** START **

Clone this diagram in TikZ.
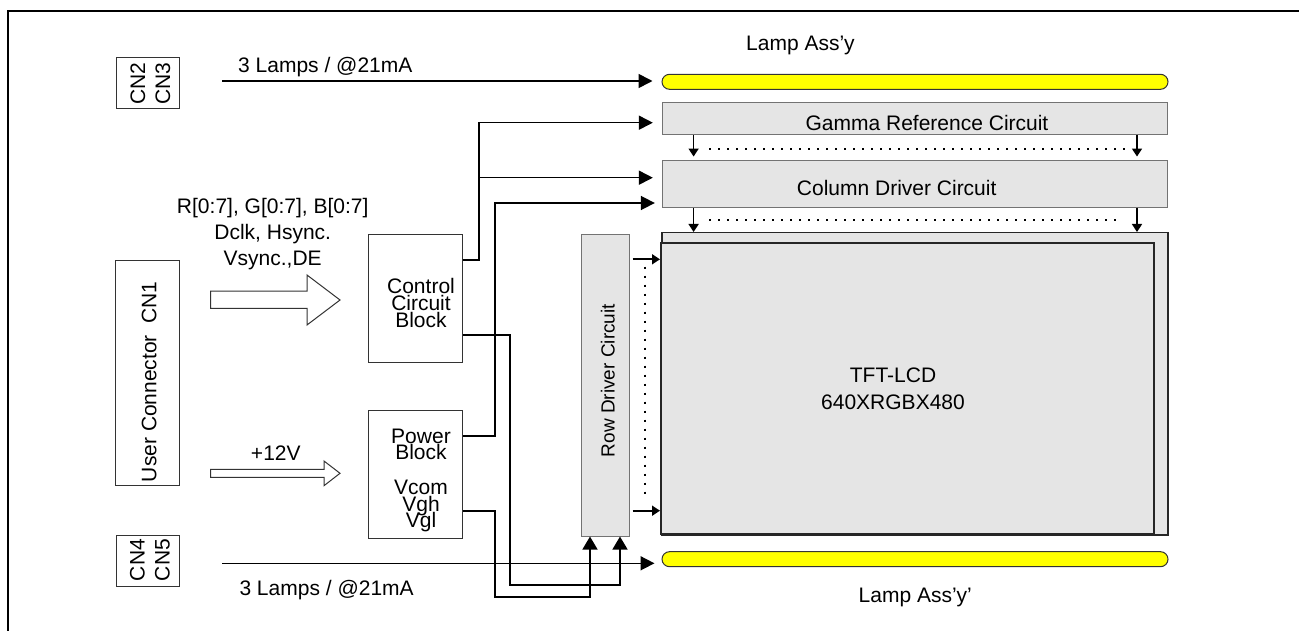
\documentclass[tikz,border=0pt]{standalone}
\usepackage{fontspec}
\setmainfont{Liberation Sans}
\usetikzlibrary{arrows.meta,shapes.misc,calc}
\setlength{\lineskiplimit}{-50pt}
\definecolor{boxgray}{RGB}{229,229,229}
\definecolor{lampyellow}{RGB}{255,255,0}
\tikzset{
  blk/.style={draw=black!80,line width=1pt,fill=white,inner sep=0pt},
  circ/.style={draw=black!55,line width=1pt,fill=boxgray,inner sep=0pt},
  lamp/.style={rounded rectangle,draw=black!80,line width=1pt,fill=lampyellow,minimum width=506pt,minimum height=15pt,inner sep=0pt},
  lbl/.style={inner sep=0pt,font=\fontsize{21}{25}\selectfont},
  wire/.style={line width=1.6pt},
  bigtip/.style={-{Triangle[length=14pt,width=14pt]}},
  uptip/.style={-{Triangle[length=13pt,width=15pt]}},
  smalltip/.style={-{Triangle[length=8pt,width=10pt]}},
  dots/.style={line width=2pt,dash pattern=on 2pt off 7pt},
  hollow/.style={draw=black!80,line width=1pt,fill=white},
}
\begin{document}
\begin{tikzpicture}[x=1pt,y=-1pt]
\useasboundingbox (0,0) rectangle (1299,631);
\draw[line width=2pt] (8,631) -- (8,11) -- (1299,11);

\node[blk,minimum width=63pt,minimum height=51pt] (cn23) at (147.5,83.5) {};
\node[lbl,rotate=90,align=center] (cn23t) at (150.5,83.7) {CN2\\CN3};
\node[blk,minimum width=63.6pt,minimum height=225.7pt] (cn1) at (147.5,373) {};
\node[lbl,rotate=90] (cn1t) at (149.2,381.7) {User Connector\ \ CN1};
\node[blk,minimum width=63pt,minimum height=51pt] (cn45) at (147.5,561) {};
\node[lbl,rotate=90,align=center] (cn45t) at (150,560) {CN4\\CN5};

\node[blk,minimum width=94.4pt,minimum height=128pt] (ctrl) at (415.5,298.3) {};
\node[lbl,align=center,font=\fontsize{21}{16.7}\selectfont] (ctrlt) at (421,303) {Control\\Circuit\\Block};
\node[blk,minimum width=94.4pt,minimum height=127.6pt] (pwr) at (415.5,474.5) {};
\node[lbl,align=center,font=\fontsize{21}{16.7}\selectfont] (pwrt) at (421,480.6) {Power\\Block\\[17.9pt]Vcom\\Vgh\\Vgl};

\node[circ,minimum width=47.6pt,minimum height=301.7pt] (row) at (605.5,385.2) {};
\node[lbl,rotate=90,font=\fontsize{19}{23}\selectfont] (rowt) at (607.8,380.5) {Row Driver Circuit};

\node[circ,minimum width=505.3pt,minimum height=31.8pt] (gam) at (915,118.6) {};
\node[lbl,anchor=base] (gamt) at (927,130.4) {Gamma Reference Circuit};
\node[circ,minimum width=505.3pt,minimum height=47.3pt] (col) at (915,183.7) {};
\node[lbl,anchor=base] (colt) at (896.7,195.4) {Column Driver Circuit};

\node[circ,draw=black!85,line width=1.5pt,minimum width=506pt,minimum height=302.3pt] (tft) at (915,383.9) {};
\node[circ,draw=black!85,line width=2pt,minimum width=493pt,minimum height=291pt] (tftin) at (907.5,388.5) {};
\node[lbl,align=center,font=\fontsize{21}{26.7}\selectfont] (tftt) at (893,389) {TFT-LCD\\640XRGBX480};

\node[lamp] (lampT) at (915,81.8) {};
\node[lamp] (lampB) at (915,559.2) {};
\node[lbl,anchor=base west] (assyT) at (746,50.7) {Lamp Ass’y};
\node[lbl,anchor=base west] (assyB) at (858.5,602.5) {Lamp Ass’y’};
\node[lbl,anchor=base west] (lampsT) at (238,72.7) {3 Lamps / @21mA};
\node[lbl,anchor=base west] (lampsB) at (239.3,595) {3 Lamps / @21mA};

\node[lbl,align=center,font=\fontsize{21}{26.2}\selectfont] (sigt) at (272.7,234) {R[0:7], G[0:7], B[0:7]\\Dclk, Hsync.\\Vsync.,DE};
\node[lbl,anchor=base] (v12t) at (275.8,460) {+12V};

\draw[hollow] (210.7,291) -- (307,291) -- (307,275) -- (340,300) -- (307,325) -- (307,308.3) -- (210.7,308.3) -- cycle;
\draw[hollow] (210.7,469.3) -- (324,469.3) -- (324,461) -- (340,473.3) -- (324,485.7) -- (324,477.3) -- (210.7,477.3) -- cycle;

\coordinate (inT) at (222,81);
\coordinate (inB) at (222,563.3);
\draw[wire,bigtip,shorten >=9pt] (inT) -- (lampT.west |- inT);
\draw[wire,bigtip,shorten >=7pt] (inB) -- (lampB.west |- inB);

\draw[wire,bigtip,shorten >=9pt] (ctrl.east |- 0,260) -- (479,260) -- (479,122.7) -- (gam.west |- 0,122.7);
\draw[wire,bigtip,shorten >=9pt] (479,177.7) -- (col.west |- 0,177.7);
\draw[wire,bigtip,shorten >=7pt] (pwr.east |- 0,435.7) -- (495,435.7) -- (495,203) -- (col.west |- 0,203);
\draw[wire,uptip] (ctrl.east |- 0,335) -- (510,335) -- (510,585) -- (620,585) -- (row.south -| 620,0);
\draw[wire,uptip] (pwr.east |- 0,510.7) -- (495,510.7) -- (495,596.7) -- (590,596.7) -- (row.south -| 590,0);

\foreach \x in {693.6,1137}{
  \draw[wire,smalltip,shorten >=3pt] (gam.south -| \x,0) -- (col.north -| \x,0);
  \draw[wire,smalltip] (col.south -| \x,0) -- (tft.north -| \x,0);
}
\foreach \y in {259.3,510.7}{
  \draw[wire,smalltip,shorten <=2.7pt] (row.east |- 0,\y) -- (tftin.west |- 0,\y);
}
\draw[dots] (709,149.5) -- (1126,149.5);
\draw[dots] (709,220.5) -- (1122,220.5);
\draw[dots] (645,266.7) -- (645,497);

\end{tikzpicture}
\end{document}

** END **
** START **

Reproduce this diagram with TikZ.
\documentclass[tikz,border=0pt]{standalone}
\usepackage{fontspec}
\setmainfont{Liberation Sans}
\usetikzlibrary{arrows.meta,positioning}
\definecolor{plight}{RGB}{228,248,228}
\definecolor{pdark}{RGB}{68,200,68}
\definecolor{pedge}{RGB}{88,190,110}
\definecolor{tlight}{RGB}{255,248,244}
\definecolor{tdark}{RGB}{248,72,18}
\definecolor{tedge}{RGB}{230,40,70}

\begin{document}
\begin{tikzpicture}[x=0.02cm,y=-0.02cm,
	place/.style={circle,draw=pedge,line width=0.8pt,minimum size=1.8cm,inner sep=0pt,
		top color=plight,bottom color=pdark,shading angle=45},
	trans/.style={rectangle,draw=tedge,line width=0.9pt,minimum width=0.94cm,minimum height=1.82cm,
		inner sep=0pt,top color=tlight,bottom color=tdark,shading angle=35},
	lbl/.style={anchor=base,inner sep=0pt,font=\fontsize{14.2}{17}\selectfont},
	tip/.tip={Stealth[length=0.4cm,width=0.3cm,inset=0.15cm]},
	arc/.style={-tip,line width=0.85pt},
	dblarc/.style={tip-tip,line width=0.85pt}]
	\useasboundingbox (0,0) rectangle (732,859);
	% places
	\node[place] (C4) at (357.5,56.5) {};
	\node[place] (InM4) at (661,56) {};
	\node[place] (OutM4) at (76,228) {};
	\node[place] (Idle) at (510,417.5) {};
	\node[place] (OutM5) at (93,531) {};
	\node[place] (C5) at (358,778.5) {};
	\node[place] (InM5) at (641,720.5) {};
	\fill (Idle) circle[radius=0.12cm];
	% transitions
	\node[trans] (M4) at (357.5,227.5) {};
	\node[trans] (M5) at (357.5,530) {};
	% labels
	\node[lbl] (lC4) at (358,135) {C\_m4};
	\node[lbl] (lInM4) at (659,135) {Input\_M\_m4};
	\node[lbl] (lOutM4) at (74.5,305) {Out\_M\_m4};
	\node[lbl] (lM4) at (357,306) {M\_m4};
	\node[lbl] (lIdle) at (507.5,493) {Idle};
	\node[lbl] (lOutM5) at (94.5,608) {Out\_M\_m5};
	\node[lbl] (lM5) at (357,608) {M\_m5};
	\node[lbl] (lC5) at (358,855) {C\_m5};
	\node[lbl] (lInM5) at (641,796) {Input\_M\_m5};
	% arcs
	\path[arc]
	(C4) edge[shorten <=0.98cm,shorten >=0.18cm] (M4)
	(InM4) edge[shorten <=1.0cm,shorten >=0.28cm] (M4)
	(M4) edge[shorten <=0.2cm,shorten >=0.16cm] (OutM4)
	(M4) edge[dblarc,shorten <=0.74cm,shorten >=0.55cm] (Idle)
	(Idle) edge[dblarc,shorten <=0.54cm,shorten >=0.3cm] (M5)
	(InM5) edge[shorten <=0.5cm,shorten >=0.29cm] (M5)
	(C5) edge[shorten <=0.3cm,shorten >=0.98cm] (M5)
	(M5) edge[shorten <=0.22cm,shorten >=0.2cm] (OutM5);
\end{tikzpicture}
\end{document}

** END **

## Brief
What's needed is an exact copy of the lines above from the one with "Clone this diagram in TikZ." through the one with "(8,11) -- (1299,11);", both included; the pictures stay out.

## Task solution
Clone this diagram in TikZ.
\documentclass[tikz,border=0pt]{standalone}
\usepackage{fontspec}
\setmainfont{Liberation Sans}
\usetikzlibrary{arrows.meta,shapes.misc,calc}
\setlength{\lineskiplimit}{-50pt}
\definecolor{boxgray}{RGB}{229,229,229}
\definecolor{lampyellow}{RGB}{255,255,0}
\tikzset{
  blk/.style={draw=black!80,line width=1pt,fill=white,inner sep=0pt},
  circ/.style={draw=black!55,line width=1pt,fill=boxgray,inner sep=0pt},
  lamp/.style={rounded rectangle,draw=black!80,line width=1pt,fill=lampyellow,minimum width=506pt,minimum height=15pt,inner sep=0pt},
  lbl/.style={inner sep=0pt,font=\fontsize{21}{25}\selectfont},
  wire/.style={line width=1.6pt},
  bigtip/.style={-{Triangle[length=14pt,width=14pt]}},
  uptip/.style={-{Triangle[length=13pt,width=15pt]}},
  smalltip/.style={-{Triangle[length=8pt,width=10pt]}},
  dots/.style={line width=2pt,dash pattern=on 2pt off 7pt},
  hollow/.style={draw=black!80,line width=1pt,fill=white},
}
\begin{document}
\begin{tikzpicture}[x=1pt,y=-1pt]
\useasboundingbox (0,0) rectangle (1299,631);
\draw[line width=2pt] (8,631) -- (8,11) -- (1299,11);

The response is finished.